begin Dataset entries

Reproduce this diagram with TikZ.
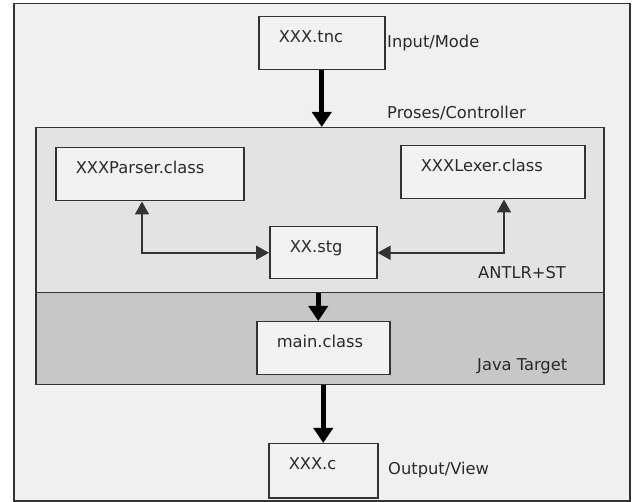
\documentclass[tikz,border=0pt]{standalone}
\usepackage{fontspec}
\setmainfont{DejaVu Sans}
\usetikzlibrary{arrows.meta,calc}
\definecolor{frameback}{HTML}{F0F0F0}
\definecolor{antlrback}{HTML}{E3E3E3}
\definecolor{javaback}{HTML}{C7C7C7}
\definecolor{boxback}{HTML}{F2F2F2}
\definecolor{edge}{HTML}{333333}
\definecolor{ink}{HTML}{2A2A2A}

\begin{document}
\begin{tikzpicture}[x=1pt, y=-1pt, font=\fontsize{16.3}{19}\selectfont, text=ink,
    region/.style={draw=edge, line width=1.5pt, anchor=north west, inner sep=0pt},
    file/.style={draw=edge, line width=1.5pt, fill=boxback, anchor=north west,
        inner xsep=20pt, inner ysep=0pt, align=left, text height=26pt},
    note/.style={anchor=base west, inner sep=0pt},
    bigarrow/.style={-{Triangle[length=15pt,width=19pt]}, line width=5pt, draw=black},
    link/.style={{Triangle[length=13pt,width=14pt]}-{Triangle[length=13pt,width=14pt]},
        line width=1.7pt, draw=edge}]
    \useasboundingbox[fill=white] (0,0) rectangle (632,502);

    % Layers
    \node[region, fill=frameback, minimum width=616pt, minimum height=497pt] (frame) at (13,3) {};
    \node[region, fill=antlrback, minimum width=568pt, minimum height=165pt] (ctrl) at (35,127) {};
    \node[region, fill=javaback, minimum width=568pt, minimum height=92pt] (java) at (35,292) {};

    % Files
    \node[file, text width=86pt, text depth=27pt] (tnc) at (258,16) {XXX.tnc};
    \node[file, text width=148pt, text depth=27pt] (parser) at (55,147) {XXXParser.class};
    \node[file, text width=144pt, text depth=27pt] (lexer) at (400,145) {XXXLexer.class};
    \node[file, text width=67pt, text depth=26pt] (stg) at (269,226) {XX.stg};
    \node[file, text width=93pt, text depth=27pt] (main) at (256,321) {main.class};
    \node[file, text width=69pt, text depth=28pt] (xxxc) at (268,443) {XXX.c};

    % Flow
    \draw[bigarrow] (tnc.south) -- (tnc.south |- ctrl.north);
    \draw[bigarrow] ([xshift=-5pt]stg.south |- ctrl.south) -- ([xshift=-5pt]stg.south |- main.north);
    \draw[bigarrow] (main.south |- java.south) -- (xxxc.north);

    % Links to XX.stg
    \coordinate (pk) at (142,0);
    \coordinate (lk) at (504,0);
    \draw[link] (parser.south -| pk) |- (stg.west);
    \draw[link] (lexer.south -| lk) |- (stg.east);

    % Layer names
    \node[note] (inlbl) at (387,48) {Input/Mode};
    \node[note] (ctlbl) at (387,119) {Proses/Controller};
    \node[note] (stlbl) at (478,279) {ANTLR+ST};
    \node[note] (jvlbl) at (477,371) {Java Target};
    \node[note] (outlbl) at (388,475) {Output/View};
\end{tikzpicture}
\end{document}
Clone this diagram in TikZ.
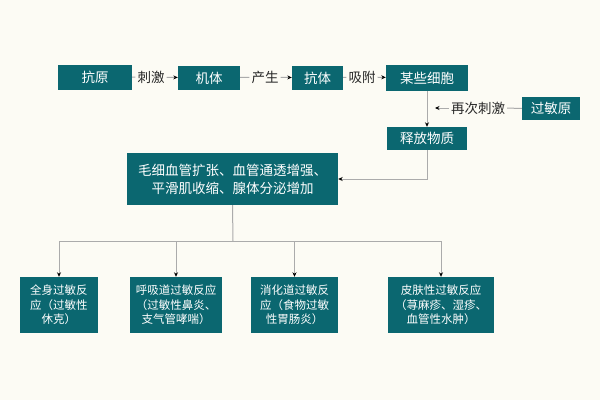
\documentclass[tikz,border=0pt]{standalone}
\usepackage{fontspec}
\setmainfont{Noto Sans CJK SC}
\usetikzlibrary{arrows.meta}
\definecolor{boxteal}{HTML}{0B6770}
\definecolor{paper}{HTML}{FCFBF4}
\definecolor{wiregray}{HTML}{ABABAB}
\tikzset{box/.style={fill=boxteal,text=white,inner sep=0pt,align=center,font=\fontsize{13.5}{18}\selectfont},smallbox/.style={box,minimum height=56pt,font=\fontsize{11.5}{14.5}\selectfont},lbl/.style={inner sep=2pt,text=black!85,font=\fontsize{13.5}{16}\selectfont},wire/.style={draw=wiregray,line width=1pt},flow/.style={wire,-{Stealth[length=4.5pt,width=4pt,color=black]}}}

\begin{document}
\begin{tikzpicture}[x=1pt,y=-1pt]
\path[use as bounding box,fill=paper] (0,0) rectangle (600,400);
\node[box,minimum width=74pt,minimum height=25pt] (kangyuan) at (95,77.5) {抗原};
\node[box,minimum width=62pt,minimum height=24pt] (jiti) at (209,78) {机体};
\node[box,minimum width=51pt,minimum height=24pt] (kangti) at (317.5,78) {抗体};
\node[box,minimum width=82pt,minimum height=26pt] (xibao) at (427,78) {某些细胞};
\node[box,minimum width=80pt,minimum height=23pt] (shifang) at (427,138.5) {释放物质};
\node[box,minimum width=58pt,minimum height=23pt] (guominyuan) at (551,108.5) {过敏原};
\node[lbl] (ciji) at (151,77) {刺激};
\node[lbl] (chansheng) at (265,77) {产生};
\node[lbl] (xifu) at (362,77) {吸附};
\node[lbl] (zaici) at (478,108) {再次刺激};
\coordinate (hit) at (435,108);
\node[box,minimum width=211pt,minimum height=52pt] (bianhua) at (232.5,179) {毛细血管扩张、血管通透增强、\\平滑肌收缩、腺体分泌增加};
\coordinate (bus) at (233,241);
\node[smallbox,minimum width=78pt] (quanshen) at (59,305) {全身过敏反\\应（过敏性\\休克）};
\node[smallbox,minimum width=92pt] (huxi) at (176,305) {呼吸道过敏反应\\（过敏性鼻炎、\\支气管哮喘）};
\node[smallbox,minimum width=87pt] (xiaohua) at (294.5,305) {消化道过敏反\\应（食物过敏\\性胃肠炎）};
\node[smallbox,minimum width=106pt] (pifu) at (441,305) {皮肤性过敏反应\\（荨麻疹、湿疹、\\血管性水肿）};
% top chain
\draw[wire] (kangyuan) -- (ciji);
\draw[flow] (ciji) -- (jiti);
\draw[wire] (jiti) -- (chansheng);
\draw[flow] (chansheng) -- (kangti);
\draw[wire] (kangti) -- (xifu);
\draw[flow] (xifu) -- (xibao);
\draw[flow] (xibao) -- (shifang);
\draw[wire] (guominyuan) -- (zaici);
\draw[flow] (zaici) -- (hit);
\draw[flow] (shifang.south) |- (bianhua.east);
% branches
\draw[wire] (bianhua.south) -- (bus);
\draw[wire] (quanshen |- bus) -- (pifu |- bus);
\foreach \b in {quanshen,huxi,xiaohua,pifu}
  \draw[flow] (\b |- bus) -- (\b.north);
\end{tikzpicture}
\end{document}
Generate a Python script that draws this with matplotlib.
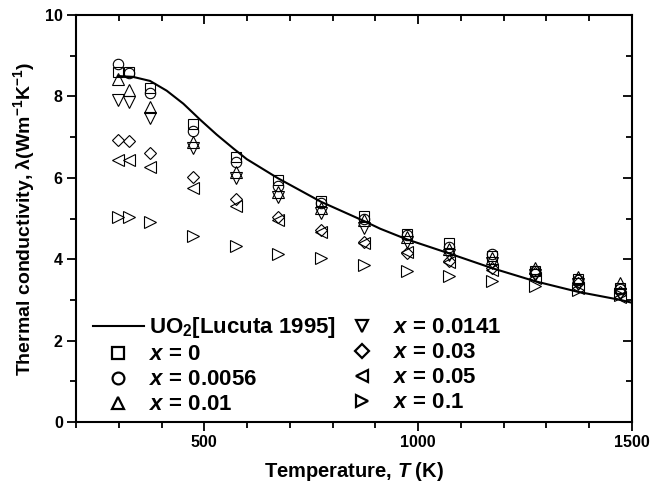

end Dataset entries

Written problem:
Write only the number of lines in the records that include the word "diagram".

Response:
2